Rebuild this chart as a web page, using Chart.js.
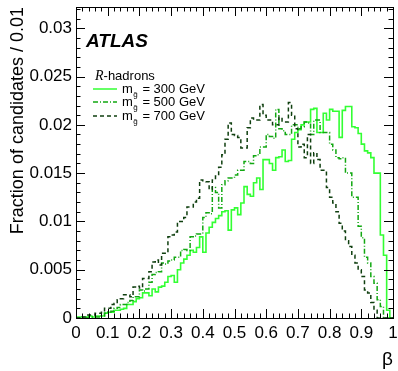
<!DOCTYPE html>
<html>
<head>
<meta charset="utf-8">
<script src="https://cdn.jsdelivr.net/npm/chart.js@4.4.1/dist/chart.umd.min.js"></script>
<style>
html, body { margin: 0; padding: 0; background: #fff; }
#wrap { width: 398px; height: 371px; }
</style>
</head>
<body>
<div id="wrap"><canvas id="betaChart" width="398" height="371"></canvas></div>
<script>
// histogram: 100 bins of beta, width 0.01
const binWidth = 0.01;

// fraction of candidates per bin
const frac300 = [
  0.0001, 0.0001, 0.0001, 0.0001, 0.0002, 0.0001, 0.0002, 0.0002, 0.0002, 0.0005,
  0.0006, 0.0006, 0.0008, 0.0008, 0.0009, 0.0010, 0.0014, 0.0014, 0.0017, 0.0020,
  0.0021, 0.0026, 0.0026, 0.0023, 0.0030, 0.0027, 0.0032, 0.0033, 0.0037, 0.0043,
  0.0044, 0.0037, 0.0050, 0.0057, 0.0061, 0.0065, 0.0070, 0.0068, 0.0073, 0.0084,
  0.0068, 0.0088, 0.0094, 0.0099, 0.0103, 0.0106, 0.0110, 0.0111, 0.0091, 0.0112,
  0.0114, 0.0107, 0.0119, 0.0136, 0.0128, 0.0126, 0.0140, 0.0145, 0.0133, 0.0164,
  0.0164, 0.0160, 0.0153, 0.0166, 0.0167, 0.0174, 0.0162, 0.0163, 0.0185, 0.0192,
  0.0195, 0.0200, 0.0203, 0.0203, 0.0216, 0.0217, 0.0192, 0.0192, 0.0212, 0.0205,
  0.0216, 0.0214, 0.0214, 0.0187, 0.0215, 0.0219, 0.0219, 0.0198, 0.0197, 0.0191,
  0.0180, 0.0173, 0.0171, 0.0166, 0.0150, 0.0150, 0.0086, 0.0065, 0.0008, 0.0000
];
const frac500 = [
  0.0000, 0.0000, 0.0000, 0.0000, 0.0001, 0.0001, 0.0001, 0.0001, 0.0002, 0.0005,
  0.0006, 0.0007, 0.0010, 0.0011, 0.0014, 0.0014, 0.0016, 0.0018, 0.0022, 0.0022,
  0.0029, 0.0028, 0.0030, 0.0037, 0.0045, 0.0047, 0.0048, 0.0057, 0.0056, 0.0059,
  0.0060, 0.0063, 0.0063, 0.0070, 0.0071, 0.0070, 0.0084, 0.0085, 0.0087, 0.0087,
  0.0104, 0.0109, 0.0108, 0.0135, 0.0130, 0.0114, 0.0138, 0.0142, 0.0145, 0.0145,
  0.0148, 0.0153, 0.0153, 0.0162, 0.0162, 0.0160, 0.0168, 0.0169, 0.0177, 0.0177,
  0.0190, 0.0188, 0.0186, 0.0216, 0.0196, 0.0194, 0.0190, 0.0190, 0.0200, 0.0200,
  0.0196, 0.0198, 0.0203, 0.0202, 0.0190, 0.0205, 0.0205, 0.0192, 0.0192, 0.0192,
  0.0180, 0.0174, 0.0166, 0.0165, 0.0166, 0.0150, 0.0150, 0.0125, 0.0125, 0.0095,
  0.0083, 0.0063, 0.0057, 0.0043, 0.0036, 0.0019, 0.0012, 0.0000, 0.0000, 0.0000
];
const frac700 = [
  0.0000, 0.0000, 0.0001, 0.0003, 0.0003, 0.0003, 0.0005, 0.0005, 0.0006, 0.0010,
  0.0010, 0.0014, 0.0015, 0.0019, 0.0020, 0.0024, 0.0024, 0.0022, 0.0032, 0.0033,
  0.0031, 0.0041, 0.0041, 0.0048, 0.0058, 0.0060, 0.0055, 0.0067, 0.0067, 0.0084,
  0.0086, 0.0089, 0.0100, 0.0100, 0.0104, 0.0115, 0.0115, 0.0120, 0.0124, 0.0143,
  0.0142, 0.0141, 0.0133, 0.0143, 0.0147, 0.0156, 0.0169, 0.0185, 0.0202, 0.0190,
  0.0189, 0.0187, 0.0176, 0.0176, 0.0197, 0.0207, 0.0205, 0.0205, 0.0221, 0.0210,
  0.0205, 0.0205, 0.0200, 0.0200, 0.0208, 0.0203, 0.0203, 0.0223, 0.0210, 0.0196,
  0.0177, 0.0180, 0.0166, 0.0190, 0.0160, 0.0171, 0.0164, 0.0153, 0.0153, 0.0135,
  0.0125, 0.0119, 0.0110, 0.0098, 0.0090, 0.0080, 0.0074, 0.0065, 0.0057, 0.0050,
  0.0043, 0.0029, 0.0026, 0.0016, 0.0008, 0.0000, 0.0000, 0.0000, 0.0000, 0.0000
];

const seriesNames = ['300', '500', '700'];
const xTickValues = [0, 0.1, 0.2, 0.3, 0.4, 0.5, 0.6, 0.7, 0.8, 0.9, 1];
const xTickLabels = ['0', '0.1', '0.2', '0.3', '0.4', '0.5', '0.6', '0.7', '0.8', '0.9', '1'];
const yTickValues = [0, 0.005, 0.01, 0.015, 0.02, 0.025, 0.03];
const yTickLabels = ['0', '0.005', '0.01', '0.015', '0.02', '0.025', '0.03'];

const FONT = '"Liberation Sans", Arial, Helvetica, sans-serif';
const colors = ['#33ff33', '#12a812', '#0f3f0f'];
const dashes = [[], [5, 2, 1, 2], [4, 3]];

// step outline: left bin edges + closing point at beta = 1
function toSteps(values) {
  const pts = values.map((v, i) => ({ x: i * binWidth, y: v }));
  pts.push({ x: values.length * binWidth, y: values[values.length - 1] });
  return pts;
}

// inward ticks on all four sides plus the frame
const frameTicks = {
  id: 'frameTicks',
  afterDatasetsDraw(chart) {
    const { ctx, chartArea: a, scales: { x, y } } = chart;
    ctx.save();
    ctx.strokeStyle = '#000';
    ctx.lineWidth = 1;
    ctx.beginPath();
    for (let k = 0; k <= 50; k++) {
      const v = k * 0.02;
      const px = Math.round(x.getPixelForValue(v)) + 0.5;
      const len = (k % 5 === 0) ? 9 : 4.5;
      ctx.moveTo(px, a.bottom); ctx.lineTo(px, a.bottom - len);
      ctx.moveTo(px, a.top); ctx.lineTo(px, a.top + len);
    }
    for (let k = 0; k <= 32; k++) {
      const v = k * 0.001;
      const py = Math.round(y.getPixelForValue(v)) + 0.5;
      const len = (k % 5 === 0) ? 9 : 4.5;
      ctx.moveTo(a.left, py); ctx.lineTo(a.left + len, py);
      ctx.moveTo(a.right, py); ctx.lineTo(a.right - len, py);
    }
    ctx.stroke();
    ctx.strokeRect(Math.round(a.left) + 0.5, Math.round(a.top) + 0.5,
      Math.round(a.right - a.left), Math.round(a.bottom - a.top));
    ctx.restore();
  }
};

// ATLAS label and legend with subscript gluino
const legendBox = {
  id: 'legendBox',
  afterDraw(chart) {
    const { ctx } = chart;
    ctx.save();
    ctx.fillStyle = '#000';
    ctx.textBaseline = 'alphabetic';
    ctx.font = 'italic bold 19px ' + FONT;
    ctx.fillText('ATLAS', 86, 47);

    ctx.font = 'italic 14px "Liberation Serif", "Times New Roman", serif';
    ctx.fillText('R', 95, 80);
    let w = ctx.measureText('R').width;
    ctx.font = '13px ' + FONT;
    ctx.fillText('-hadrons', 95 + w, 80);

    const rows = [89, 102, 116];
    seriesNames.forEach((m, i) => {
      const yy = rows[i];
      ctx.strokeStyle = colors[i];
      ctx.lineWidth = 1.5;
      ctx.setLineDash(dashes[i]);
      ctx.beginPath();
      ctx.moveTo(93, yy);
      ctx.lineTo(117, yy);
      ctx.stroke();
      ctx.setLineDash([]);

      ctx.font = '13px ' + FONT;
      ctx.fillText('m', 122, yy + 4);
      const mw = ctx.measureText('m').width;
      ctx.font = '8px ' + FONT;
      ctx.fillText('g\u0303', 122 + mw + 0.5, yy + 8);
      const gw = ctx.measureText('g').width;
      ctx.font = '13px ' + FONT;
      ctx.fillText(' = ' + m + ' GeV', 122 + mw + gw + 1.5, yy + 4);
    });
    ctx.restore();
  }
};

const datasets = [frac300, frac500, frac700].map((vals, i) => ({
  label: 'm = ' + seriesNames[i] + ' GeV',
  data: toSteps(vals),
  borderColor: colors[i],
  borderWidth: i === 0 ? 1.6 : 1.5,
  borderDash: dashes[i],
  stepped: true,
  pointRadius: 0,
  fill: false,
  order: 3 - i
}));

new Chart(document.getElementById('betaChart'), {
  type: 'line',
  data: { datasets },
  options: {
    responsive: false,
    animation: false,
    devicePixelRatio: 1,
    layout: { padding: { top: 7, right: 5, left: 0, bottom: 0 } },
    plugins: { legend: { display: false }, tooltip: { enabled: false } },
    scales: {
      x: {
        type: 'linear',
        min: 0,
        max: 1,
        grid: { display: false, drawTicks: false },
        border: { display: false },
        afterBuildTicks: s => { s.ticks = xTickValues.map(v => ({ value: v })); },
        afterFit: s => { s.height = 53; s.paddingLeft = 0; s.paddingRight = 0; },
        ticks: {
          autoSkip: false,
          maxRotation: 0,
          padding: 5,
          color: '#000',
          font: { family: FONT, size: 17 },
          callback: (v, i) => xTickLabels[i]
        },
        title: {
          display: true,
          text: '\u03b2',
          align: 'end',
          color: '#000',
          font: { family: FONT, size: 19 },
          padding: { top: 0, bottom: 0 }
        }
      },
      y: {
        type: 'linear',
        min: 0,
        max: 0.0322,
        grid: { display: false, drawTicks: false },
        border: { display: false },
        afterBuildTicks: s => { s.ticks = yTickValues.map(v => ({ value: v })); },
        afterFit: s => { s.width = 76; s.paddingTop = 0; s.paddingBottom = 0; },
        ticks: {
          padding: 4,
          color: '#000',
          font: { family: FONT, size: 17 },
          callback: (v, i) => yTickLabels[i]
        },
        title: {
          display: true,
          text: 'Fraction of candidates / 0.01',
          align: 'end',
          color: '#000',
          font: { family: FONT, size: 18 },
          padding: { top: 7, bottom: 0 }
        }
      }
    }
  },
  plugins: [frameTicks, legendBox]
});
</script>
</body>
</html>
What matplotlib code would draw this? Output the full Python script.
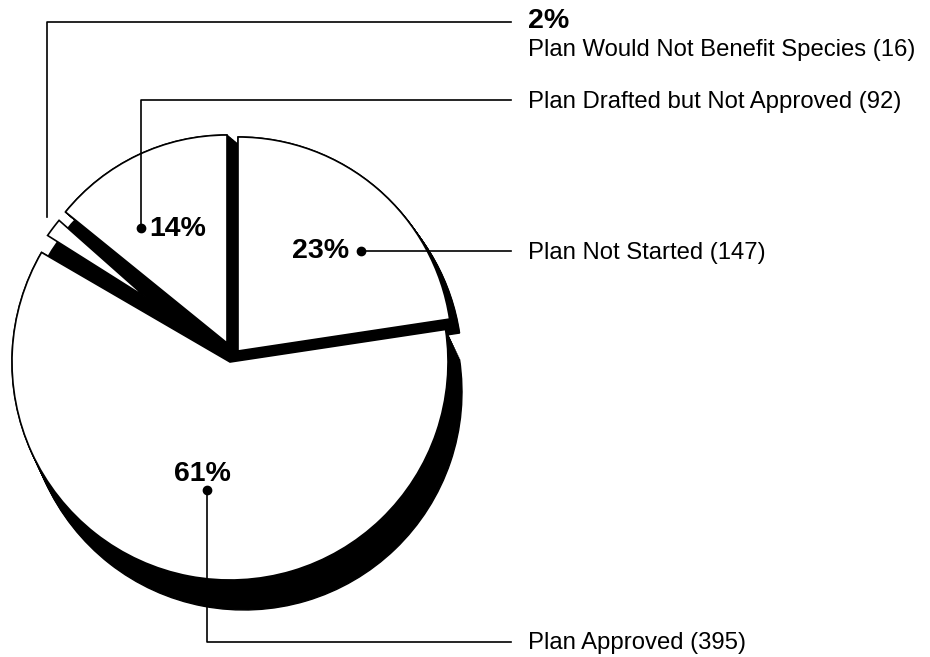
import numpy as np
import matplotlib
matplotlib.use("Agg")
import matplotlib.pyplot as plt
from matplotlib.patches import Wedge, Polygon

# Data: recovery plan status (counts), clockwise from 12 o'clock
categories = ["Plan Not Started", "Plan Approved",
              "Plan Would Not Benefit Species", "Plan Drafted but Not Approved"]
counts = [147, 395, 16, 92]
pct_labels = ["23%", "61%", "2%", "14%"]

W, H = 930, 657
plt.rcParams['font.family'] = ['Liberation Sans', 'DejaVu Sans']

fig = plt.figure(figsize=(9.3, 6.57), dpi=100)
ax = fig.add_axes([0, 0, 1, 1])
ax.set_xlim(0, W)
ax.set_ylim(0, H)
ax.axis('off')

def Y(y):
    return H - y

# wedge angles (counterclockwise form), going clockwise from 90 deg
fracs = np.array(counts) / sum(counts)
ends = 90 - np.concatenate([[0], np.cumsum(fracs)[:-1]]) * 360
starts = ends - fracs * 360

cx, cy = 230, Y(358)
# per-wedge explode (dx, dy) and shadow depth
explode = [(8, 7), (0, -4), (0, 0), (-3, 15)]
shadow = [(10, -14), (14, -30), (0, 0), (12, -10)]
radii = [214, 218, 218, 208]

# shadows, extruded along the offset
for i in [1, 0, 3]:
    ex, ey = explode[i]
    sx, sy = shadow[i]
    for t in np.linspace(0, 1, 16):
        ax.add_patch(Wedge((cx + ex + t * sx, cy + ey + t * sy), radii[i],
                           starts[i], ends[i],
                           facecolor='black', edgecolor='black', lw=1))

# dark fill behind the three upper slices
ax.add_patch(Wedge((cx + explode[1][0], cy + explode[1][1]), 211,
                   ends[1] - 360, starts[1] + 0.3,
                   facecolor='black', edgecolor='black', lw=0))

# white wedges
for i in [1, 3, 0]:
    ex, ey = explode[i]
    ax.add_patch(Wedge((cx + ex, cy + ey), radii[i], starts[i], ends[i],
                       facecolor='white', edgecolor='black', lw=1.2))

# 2% slice: only a thin outer sliver shows
ox, oy = cx + explode[1][0], cy + explode[1][1]
a_tip = np.deg2rad(starts[2] + 1.5)
tip = (ox + 105 * np.cos(a_tip), oy + 105 * np.sin(a_tip))
arc = np.deg2rad(np.linspace(starts[2] + 4.3, starts[2] - 0.6, 8))
pts = [tip] + [(ox + 222 * np.cos(a), oy + 222 * np.sin(a)) for a in arc]
ax.add_patch(Polygon(pts, closed=True, facecolor='white', edgecolor='black', lw=1.2))

lab_fs = 17.2
pct_fs = 20.5
lx = 528
line_end = 511
lw = 1.2

# 2%
ax.plot([47, 47, line_end], [Y(217), Y(22), Y(22)], color='black', lw=lw)
ax.text(lx, Y(21), pct_labels[2], fontsize=pct_fs, fontweight='bold', va='center', ha='left')
ax.text(lx, Y(50), f"{categories[2]} ({counts[2]})", fontsize=lab_fs, va='center', ha='left')

# 14%
ax.plot([141, 141, line_end], [Y(228), Y(100), Y(100)], color='black', lw=lw)
ax.plot(141, Y(228), 'o', color='black', ms=6)
ax.text(149, Y(229), pct_labels[3], fontsize=pct_fs, fontweight='bold', va='center', ha='left')
ax.text(lx, Y(102), f"{categories[3]} ({counts[3]})", fontsize=lab_fs, va='center', ha='left')

# 23%
ax.plot([361, line_end], [Y(251), Y(251)], color='black', lw=lw)
ax.plot(361, Y(251), 'o', color='black', ms=6)
ax.text(349, Y(251), pct_labels[0], fontsize=pct_fs, fontweight='bold', va='center', ha='right')
ax.text(lx, Y(253), f"{categories[0]} ({counts[0]})", fontsize=lab_fs, va='center', ha='left')

# 61%
ax.plot([207, 207, line_end], [Y(490), Y(642), Y(642)], color='black', lw=lw)
ax.plot(207, Y(490), 'o', color='black', ms=6)
ax.text(202, Y(474), pct_labels[1], fontsize=pct_fs, fontweight='bold', va='center', ha='center')
ax.text(lx, Y(643), f"{categories[1]} ({counts[1]})", fontsize=lab_fs, va='center', ha='left')

fig.savefig('out.png', dpi=100, facecolor='white')
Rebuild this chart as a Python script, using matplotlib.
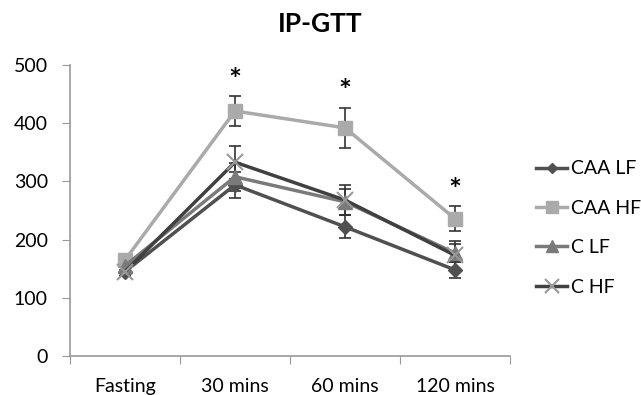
import matplotlib
matplotlib.use("Agg")
import matplotlib.pyplot as plt

categories = ["Fasting", "30 mins", "60 mins", "120 mins"]
series_names = ["CAA LF", "CAA HF", "C LF", "C HF"]
caa_lf = [145, 294, 222, 148]
caa_hf = [165, 421, 392, 236]
c_lf = [155, 308, 265, 177]
c_hf = [145, 333, 268, 173]
caa_lf_err = [8, 22, 20, 14]
caa_hf_err = [10, 26, 35, 22]
c_lf_err = [8, 24, 22, 16]
c_hf_err = [8, 28, 26, 25]
star_idx = [1, 2, 3]
y_ticks = [0, 100, 200, 300, 400, 500]

plt.rcParams['font.family'] = ['Lato', 'DejaVu Sans']

fig = plt.figure(figsize=(6.41, 3.95), dpi=100)
ax = fig.add_axes([0.1092, 0.0987, 0.6864, 0.7367])

x = list(range(len(categories)))
styles = [
    dict(color="#505050", marker="D", ms=7, mfc="#505050", mec="#505050"),
    dict(color="#aaaaaa", marker="s", ms=10, mfc="#aaaaaa", mec="#aaaaaa"),
    dict(color="#7a7a7a", marker="^", ms=10, mfc="#7a7a7a", mec="#7a7a7a"),
    dict(color="#404040", marker="x", ms=12, mfc="#999999", mec="#999999", mew=1.5),
]
datas = [caa_lf, caa_hf, c_lf, c_hf]
errs = [caa_lf_err, caa_hf_err, c_lf_err, c_hf_err]

for name, d, e, st in zip(series_names, datas, errs, styles):
    ax.errorbar(x, d, yerr=e, fmt="none", ecolor="#333333", elinewidth=1.2, capsize=4, capthick=1.2, zorder=2)
    ax.plot(x, d, lw=2.5, label=name, zorder=3, **st)

for i in star_idx:
    ax.text(x[i], caa_hf[i] + caa_hf_err[i] + 2, "*", ha="center", va="bottom", fontsize=22, color="black", fontweight="bold")

ax.set_xlim(-0.5, len(categories) - 0.5)
ax.set_ylim(0, 500)
ax.set_yticks(y_ticks)
ax.set_yticklabels([str(v) for v in y_ticks], fontsize=14)
ax.set_xticks([i + 0.5 for i in range(-1, len(categories))])
ax.set_xticklabels([])
ax.set_xticks(x, minor=True)
ax.set_xticklabels(categories, minor=True, fontsize=14)
ax.tick_params(axis="x", which="minor", length=0, pad=16)
ax.tick_params(axis="x", which="major", length=6, color="#999999", direction="out")
ax.tick_params(axis="y", length=6, color="#999999", direction="out", pad=10)
for s in ["top", "right"]:
    ax.spines[s].set_visible(False)
for s in ["left", "bottom"]:
    ax.spines[s].set_color("#999999")
    ax.spines[s].set_linewidth(1.2)

fig.text(0.5, 0.94, "IP-GTT", ha="center", va="center", fontsize=19, fontweight="bold")

leg = ax.legend(loc="center left", bbox_to_anchor=(1.02, 0.44), frameon=False, fontsize=14,
                handlelength=1.6, labelspacing=1.15, handletextpad=0.2, markerscale=0.8)

fig.savefig("out.png", dpi=100)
^^^^
#### Set problem
What is the number of lines in the listing that contain the string "Python"? Reply with that number alone.

#### Response to this exercise
2